The Feedback Model

feedbackFeedback is one of the most frequently used tools of successful managers. It shows team members the impacts of their behavior, either positive or corrective, so they can either change their ineffective behavior or continue doing those that are positive. 

Why don't we give feedback more often? As managers and team members, we may fear conflict, forget to thank others, or simply not know how. The Feedback Model is a four-step process for starting an effective feedback conversation. 

 

The Feedback Model

Step 1: Ask Permission to Give the Feedback

You should always ask to give feedback. It doesn't matter whether the feedback is positive or corrective. This gives the person receiving feedback the chance to mentally prepare for it. Remember, ambush feedback is not effective and it's not acceptable.

Step 2: Describe the Behavior

You should only describe the person's behavior. You can't guess at a person's attitude, intent, or motivation. Behavior is what you actually see and hear.

Step 3: Describe the Impact of the Behavior

Tell the person the result of his/her actions, whether it's positive or negative. The impact of the behavior should be directly tied to the behavior you just mentioned.

Step 4: Discuss Future Behavior

When you're giving positive feedback, you could tell the person thanks and to keep up the good work. When it's corrective feedback, you can encourage them to create a solution to the behavior.

 

Problem Behavior vs. Owning the Problem

There is a difference between having problem behavior and owning the problem. We may think someone has a problem yet he/she does not think that. The person with the bad behavior isn't always the person with the problem. He/she may not see the bad behavior as a problem. So, who really has the problem?

It is the person who doesn't like the effects of the bad behavior. The first step to correcting this situation is to separate the behavior from the problem. Then, determine who has the behavior and who has the problem. 

Here are some steps you can take to see that the problem behavior gets solved:

  1. Help the person with the problem behavior understand the negative impact of his/her behavior.
  2. Encourage the person to change the behavior. 

The person may find it easier to continue the problem behavior than to make necessary changes. However, most people will correct the behavior once they realize the impact it has on others and his/her own personal objectives, income, and awards. 

Example of Positive Feedback

Manager: "Steve, may I share something with you? Thank you. I noticed you were patient with that customer today and listened to their concerns. Here's what I saw as a result: He was confident about his purchase and gave you a great review. He also gave the dealership a high customer satisfaction rating, with a special thanks to you. You did a great job. Keep up the good work!"

Example of Corrective Feedback

"Can I give you some feedback Shawn? Thanks. I noticed you arrived late four times this week. When you do that, here's what happens: It creates extra work for your team who have to cover for you.
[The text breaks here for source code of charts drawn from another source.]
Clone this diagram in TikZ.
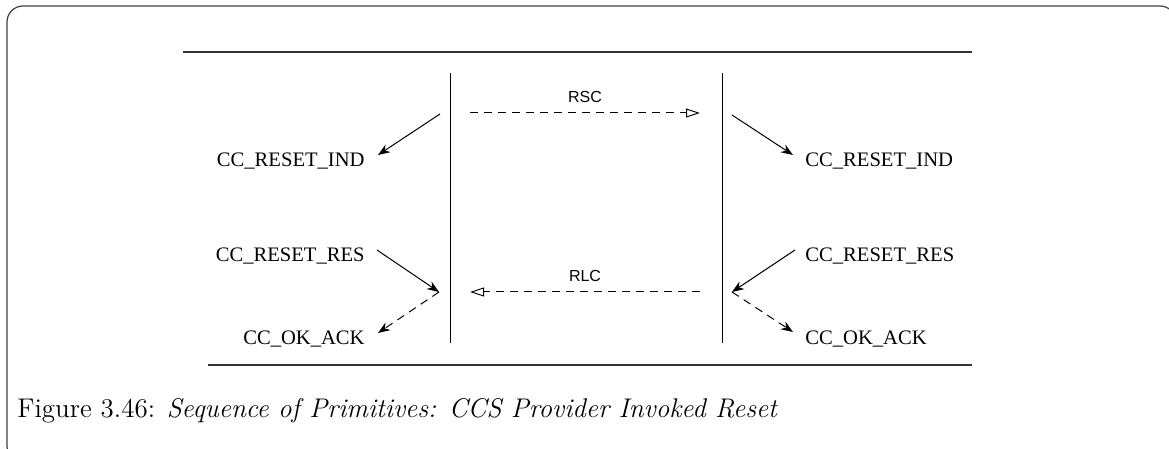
\documentclass[tikz,border=0pt]{standalone}
\usepackage{fontspec}
\newfontfamily\timesfont{Liberation Serif}
\newfontfamily\arialfont{Liberation Sans}
\usetikzlibrary{arrows.meta, positioning, calc}

\begin{document}
\begin{tikzpicture}[x=0.5pt, y=-0.5pt,
      prim/.style={font=\timesfont\fontsize{10.3}{12}\selectfont, inner sep=0pt},
      msg/.style={font=\arialfont\fontsize{8}{10}\selectfont, inner sep=0pt},
      call/.style={-{Stealth[length=6pt, width=4.5pt]}, line width=0.5pt},
      conf/.style={call, dash pattern=on 4pt off 3pt},
      signal/.style={line width=0.5pt, dash pattern=on 4pt off 3pt,
        -{Triangle[open, length=7pt, width=4.5pt]}},
      rule/.style={line width=0.6pt, draw=black!80},
      >=Latex
    ]
      \useasboundingbox[clip] (0,0) rectangle (1169,449);
      % frame and rules
      \draw[line width=0.6pt, draw=black!75, rounded corners=8pt] (7,6) rectangle (1176,462);
      \draw[rule] (183,52) -- (972,52);
      \draw[rule] (208,365) -- (972,365);

      % lifelines
      \coordinate (lefttop) at (450,73);
      \coordinate (leftbot) at (450,343);
      \coordinate (righttop) at (722,73);
      \coordinate (rightbot) at (722,343);
      \draw[line width=0.5pt] (lefttop) -- (leftbot);
      \draw[line width=0.5pt] (righttop) -- (rightbot);

      % primitives
      \node[prim, anchor=base east] (indL) at (365,167) {CC\_RESET\_IND};
      \node[prim, anchor=base east] (resL) at (365,262) {CC\_RESET\_RES};
      \node[prim, anchor=base east] (ackL) at (365,344) {CC\_OK\_ACK};
      \node[prim, anchor=base west] (indR) at (805,167) {CC\_RESET\_IND};
      \node[prim, anchor=base west] (resR) at (805,262) {CC\_RESET\_RES};
      \node[prim, anchor=base west] (ackR) at (805,344) {CC\_OK\_ACK};

      \coordinate (indLs) at (440,114);
      \coordinate (indRs) at (732,115);
      \coordinate (resLe) at (439,292);
      \coordinate (resRe) at (732,292);

      \draw[call] (indLs) -- (378,155);
      \draw[call] (indRs) -- (793,155);
      \draw[call] (377,250) -- (resLe);
      \draw[call] (795,250) -- (resRe);
      \draw[conf] (resLe) -- (378,333);
      \draw[conf] (resRe) -- (793,332);

      % messages
      \coordinate (rscA) at (470,113);
      \coordinate (rscB) at (700,113);
      \coordinate (rlcA) at (700,292);
      \coordinate (rlcB) at (470,292);
      \draw[signal] (rscA) -- (rscB);
      \draw[signal] (rlcA) -- (rlcB);
      \node[msg, anchor=base] (rsc) at (585,103) {RSC};
      \node[msg, anchor=base] (rlc) at (585,282) {RLC};

      % caption
      \node[anchor=base west, inner sep=0pt, font=\fontsize{13.5}{16}\selectfont] (cap) at (17,417)
        {Figure 3.46: \textit{Sequence of Primitives: CCS Provider Invoked Reset}};
    \end{tikzpicture}
\end{document}
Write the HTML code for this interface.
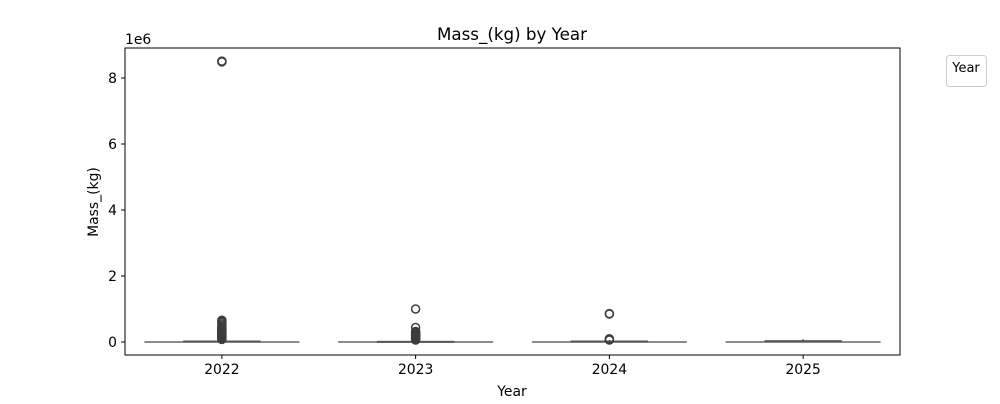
<!DOCTYPE html>
<html><head><meta charset="utf-8"><style>
body{margin:0;background:#fff;font-family:"DejaVu Sans","Liberation Sans",sans-serif}
</style></head><body>
<svg id="c" width="1000" height="400" xmlns="http://www.w3.org/2000/svg" font-family="DejaVu Sans, Liberation Sans, sans-serif"></svg>
<script>
const categories=["2022","2023","2024","2025"];
const q1=[0.0,0.0,0.0,0.01];
const q3=[0.03,0.02,0.03,0.04];
const whiskLo=[0,0,0,0];
const whiskHi=[0.06,0.05,0.06,0.08];
const outliers=[
 [0.08,0.1,0.12,0.14,0.16,0.18,0.2,0.22,0.24,0.26,0.28,0.3,0.32,0.34,0.36,0.38,0.4,0.42,0.44,0.46,0.5,0.55,0.6,0.63,0.66,8.49,8.5,8.51],
 [0.06,0.08,0.1,0.12,0.14,0.16,0.18,0.2,0.22,0.24,0.26,0.28,0.3,0.32,0.44,1.0],
 [0.06,0.08,0.1,0.85,0.86],
 []
];
const yTicks=[0,2,4,6,8];
const NS="http://www.w3.org/2000/svg";
const svg=document.getElementById('c');
const L=125,R=900,T=48,B=355;
const y=v=>342-v*33;
const bw=(R-L)/categories.length;
const xc=i=>L+bw*(i+0.5);
function el(tag,attrs,parent){const e=document.createElementNS(NS,tag);for(const k in attrs)e.setAttribute(k,attrs[k]);(parent||svg).appendChild(e);return e;}
function txt(s,attrs){const t=el('text',attrs);t.textContent=s;return t;}
let t;
t=txt("Mass_(kg) by Year",{x:512,y:40,'text-anchor':'middle','font-size':16.7,fill:'#000'});

yTicks.forEach(v=>{
 const g=el('g',{});
 
 el('line',{x1:L-4,x2:L,y1:y(v),y2:y(v),stroke:'#000'},g);
 const tt=el('text',{x:L-8,y:y(v)+5,'text-anchor':'end','font-size':13.9},g);tt.textContent=v;
});
t=txt("1e6",{x:125,y:44,'font-size':13.9});
categories.forEach((c,i)=>{
 const g=el('g',{});
 
 el('line',{x1:xc(i),x2:xc(i),y1:B,y2:B+4,stroke:'#000'},g);
 const tt=el('text',{x:xc(i),y:B+19,'text-anchor':'middle','font-size':13.9},g);tt.textContent=c;
 const bg=el('g',{});
 
 el('line',{x1:xc(i)-bw*0.4,x2:xc(i)+bw*0.4,y1:y(whiskLo[i]),y2:y(whiskLo[i]),stroke:'#666','stroke-width':1.5},bg);
 el('rect',{x:xc(i)-bw*0.2,y:y(q3[i])-0.5,width:bw*0.4,height:Math.max(2,y(q1[i])-y(q3[i])+1),fill:'#555'},bg);
 el('line',{x1:xc(i),x2:xc(i),y1:y(whiskHi[i]),y2:y(q3[i]),stroke:'#444','stroke-width':1.5},bg);
 outliers[i].forEach(v=>{
  const o=el('circle',{cx:xc(i),cy:y(v),r:4,fill:'none',stroke:'#3d3d3d','stroke-width':1.5});
  
 });
});
t=el('rect',{x:L,y:T,width:R-L,height:B-T,fill:'none',stroke:'#000','stroke-width':1});

t=txt("Year",{x:512,y:396,'text-anchor':'middle','font-size':13.9});
t=txt("Mass_(kg)",{x:0,y:0,'text-anchor':'middle','font-size':13.9,transform:'translate(98,202) rotate(-90)'});
const lg=el('g',{});

el('rect',{x:946.5,y:55.5,width:40,height:31,rx:3,fill:'#fff',stroke:'#ccc'},lg);
const lt=el('text',{x:966,y:72,'text-anchor':'middle','font-size':13},lg);lt.textContent="Year";
</script>
</body></html>
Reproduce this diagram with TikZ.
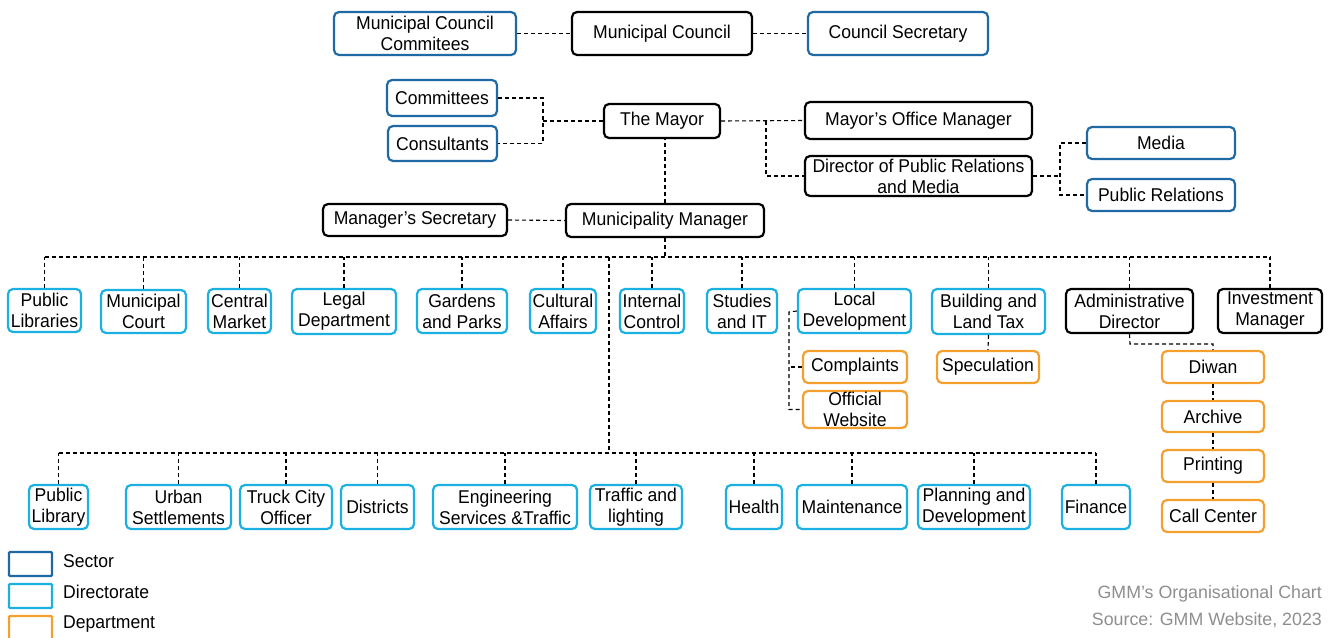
\documentclass[tikz,border=0pt]{standalone}
\usepackage{fontspec}
\setmainfont{Liberation Sans}[FakeStretch=0.95]
\newfontfamily\srcfont{Liberation Sans}
\definecolor{secblue}{HTML}{1F6AA5}
\definecolor{dirblue}{HTML}{1AB0E2}
\definecolor{deporange}{HTML}{F5A02E}
\definecolor{srcgray}{HTML}{8E8E8E}
\newcommand\bx[7]{\node[#6, minimum width={#4-#2}, minimum height={#5-#3}] (#1) at ({(#2+#4)/2},{(#3+#5)/2}) {#7};}
\tikzset{
  box/.style={rounded corners=5pt, line width=2.2pt, inner sep=0pt, align=center, text=black,
    font=\fontsize{18.5}{21}\selectfont},
  sector/.style={box, draw=secblue},
  direc/.style={box, draw=dirblue},
  depart/.style={box, draw=deporange},
  blk/.style={box, draw=black},
  conn/.style={line width=1.1pt, dash pattern=on 4pt off 3pt, black},
  legbox/.style={line width=2.2pt, rounded corners=1pt},
  legtext/.style={anchor=west, font=\fontsize{18.5}{21}\selectfont, inner sep=0pt},
  srctext/.style={anchor=east, font=\srcfont\fontsize{17.8}{20}\selectfont, text=srcgray, inner sep=0pt}
}
\begin{document}
\begin{tikzpicture}[x=1pt,y=-1pt]
\useasboundingbox (0,0) rectangle (1329,637);
% top row
\bx{mcc}{334}{12}{516}{55}{sector}{Municipal Council\\Commitees}
\bx{mc}{572}{12}{752}{55}{blk}{Municipal Council}
\bx{cs}{808}{12}{988}{55}{sector}{Council Secretary}
% mayor group
\bx{comm}{387}{80}{497}{116}{sector}{Committees}
\bx{cons}{388}{126}{497}{161}{sector}{Consultants}
\bx{mayor}{604}{104}{720}{138}{blk}{The Mayor}
\bx{mom}{805}{102}{1032}{139}{blk}{Mayor's Office Manager}
\bx{dpr}{805}{156}{1032}{196}{blk}{Director of Public Relations\\and Media}
\bx{media}{1087}{127}{1235}{159}{sector}{Media}
\bx{pr}{1087}{179}{1235}{211}{sector}{Public Relations}
\bx{msec}{323}{204}{507}{236}{blk}{Manager's Secretary}
\bx{mm}{566}{204}{764}{237}{blk}{Municipality Manager}
% row 1
\bx{plibs}{8}{289}{81}{332}{direc}{Public\\Libraries}
\bx{court}{101}{290}{186}{333}{direc}{Municipal\\Court}
\bx{cmkt}{208}{289}{271}{333}{direc}{Central\\Market}
\bx{legal}{292}{289}{396}{334}{direc}{Legal\\Department}
\bx{gard}{417}{289}{507}{333}{direc}{Gardens\\and Parks}
\bx{cult}{530}{289}{596}{333}{direc}{Cultural\\Affairs}
\bx{intc}{620}{289}{684}{333}{direc}{Internal\\Control}
\bx{stud}{707}{289}{777}{333}{direc}{Studies\\and IT}
\bx{ldev}{798}{289}{911}{333}{direc}{Local\\Development}
\bx{bltax}{932}{289}{1045}{334}{direc}{Building and\\Land Tax}
\bx{adm}{1066}{289}{1193}{333}{blk}{Administrative\\Director}
\bx{inv}{1218}{289}{1322}{333}{blk}{Investment\\Manager}
% sub departments
\bx{compl}{803}{351}{907}{383}{depart}{Complaints}
\bx{oweb}{803}{391}{907}{428}{depart}{Official\\Website}
\bx{spec}{937}{351}{1039}{383}{depart}{Speculation}
\bx{diwan}{1162}{351}{1264}{383}{depart}{Diwan}
\bx{arch}{1162}{401}{1264}{432}{depart}{Archive}
\bx{print}{1162}{450}{1264}{482}{depart}{Printing}
\bx{call}{1162}{500}{1264}{532}{depart}{Call Center}
% row 2
\bx{plib}{29}{485}{88}{529}{direc}{Public\\Library}
\bx{urban}{126}{485}{231}{529}{direc}{Urban\\Settlements}
\bx{truck}{240}{485}{332}{529}{direc}{Truck City\\Officer}
\bx{dist}{341}{485}{414}{529}{direc}{Districts}
\bx{eng}{433}{485}{577}{529}{direc}{Engineering\\Services \&Traffic}
\bx{traf}{590}{485}{682}{529}{direc}{Traffic and\\lighting}
\bx{health}{726}{485}{782}{529}{direc}{Health}
\bx{maint}{797}{485}{907}{529}{direc}{Maintenance}
\bx{plan}{918}{485}{1030}{529}{direc}{Planning and\\Development}
\bx{fin}{1062}{485}{1130}{529}{direc}{Finance}
% connectors top
\draw[conn] (mcc.east) -- (mc.west);
\draw[conn] (mc.east) -- (cs.west);
\coordinate (j1) at (543,121);
\draw[conn] (comm.east) -- (comm.east -| j1) -- (cons.east -| j1) -- (cons.east);
\draw[conn] (j1) -- (mayor.west);
\coordinate (j2) at (766,121);
\draw[conn] (mayor.east) -- (mom.west);
\draw[conn] (j2) |- (dpr.west);
\coordinate (j3) at (1060,176);
\draw[conn] (dpr.east) -- (j3);
\draw[conn] (media.west) -- (media.west -| j3) -- (pr.west -| j3) -- (pr.west);
\draw[conn] (mm.north) -- (mm.north |- mayor.south);
\draw[conn] (msec.east) -- (mm.west);
% bus 1
\coordinate (b1) at (665,257);
\draw[conn] (mm.south) -- (b1);
\draw[conn] (plibs.north |- b1) -- (inv.north |- b1);
\foreach \n in {plibs,court,cmkt,legal,gard,cult,intc,stud,ldev,bltax,adm,inv}
  \draw[conn] (\n.north) -- (\n.north |- b1);
% bus 2
\coordinate (b2) at (609,453);
\draw[conn] (b1 -| b2) -- (b2);
\draw[conn] (plib.north |- b2) -- (fin.north |- b2);
\foreach \n in {plib,urban,truck,dist,eng,traf,health,maint,plan,fin}
  \draw[conn] (\n.north) -- (\n.north |- b2);
% local development
\coordinate (j4) at (789,312);
\draw[conn] (ldev.west) -- (j4) -- (oweb.west -| j4) -- (oweb.west);
\draw[conn] (compl.west) -- (compl.west -| j4);
% building
\draw[conn] (bltax.south) -- (spec.north);
% admin
\coordinate (j5) at (1130,344);
\draw[conn] (adm.south) -- (j5) -| (diwan.north);
\draw[conn] (diwan.south) -- (arch.north);
\draw[conn] (arch.south) -- (print.north);
\draw[conn] (print.south) -- (call.north);
% legend
\draw[legbox, draw=secblue] (9,552) rectangle (52,576);
\draw[legbox, draw=dirblue] (9,584) rectangle (52,608);
\draw[legbox, draw=deporange] (9,616) rectangle (52,641);
\node[legtext] (lsec) at (63,561) {Sector};
\node[legtext] (ldir) at (63,592) {Directorate};
\node[legtext] (ldep) at (63,624) {Department};
% source
\node[srctext] (src1) at (1322,594) {GMM’s Organisational Chart};
\node[srctext] (src2) at (1322,620) {Source: GMM Website, 2023};
\end{tikzpicture}
\end{document}
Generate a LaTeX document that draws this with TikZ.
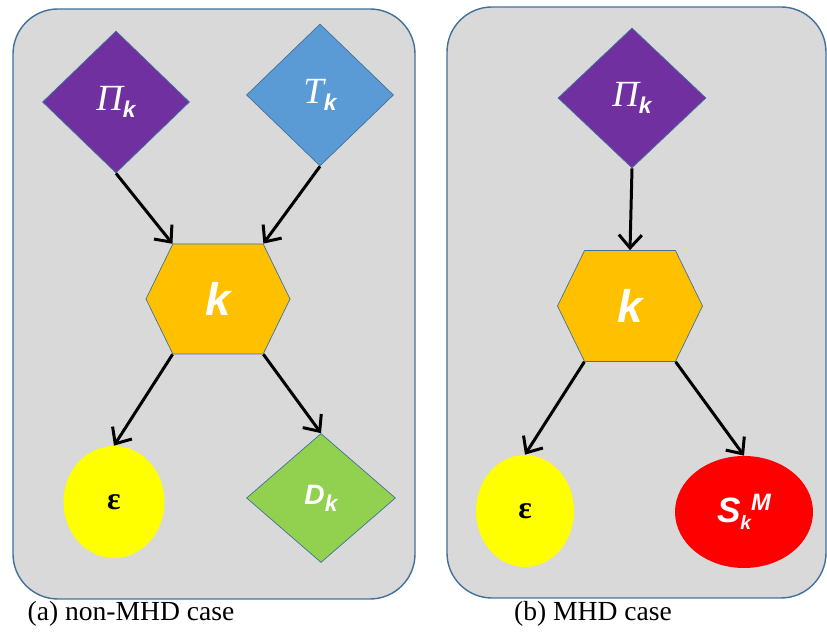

Plus, it gives the impression that you're getting special treatment and that creates hard feelings. We can't have that, so what can we do differently so that it doesn't happen again?"

The 9-to-1 Rule

Give positive feedback 9 times more often than corrective feedback. Thinking positive thoughts about a team member is not enough. The person needs to hear your positive feedback. 

  1. Positive   6. Positive
  2. Positive   7. Positive
  3. Positive   8. Positive
  4. Positive   9. Positive
  5. Positive   10. Corrective

 

Most managers hold their breath. Effective managers breathe.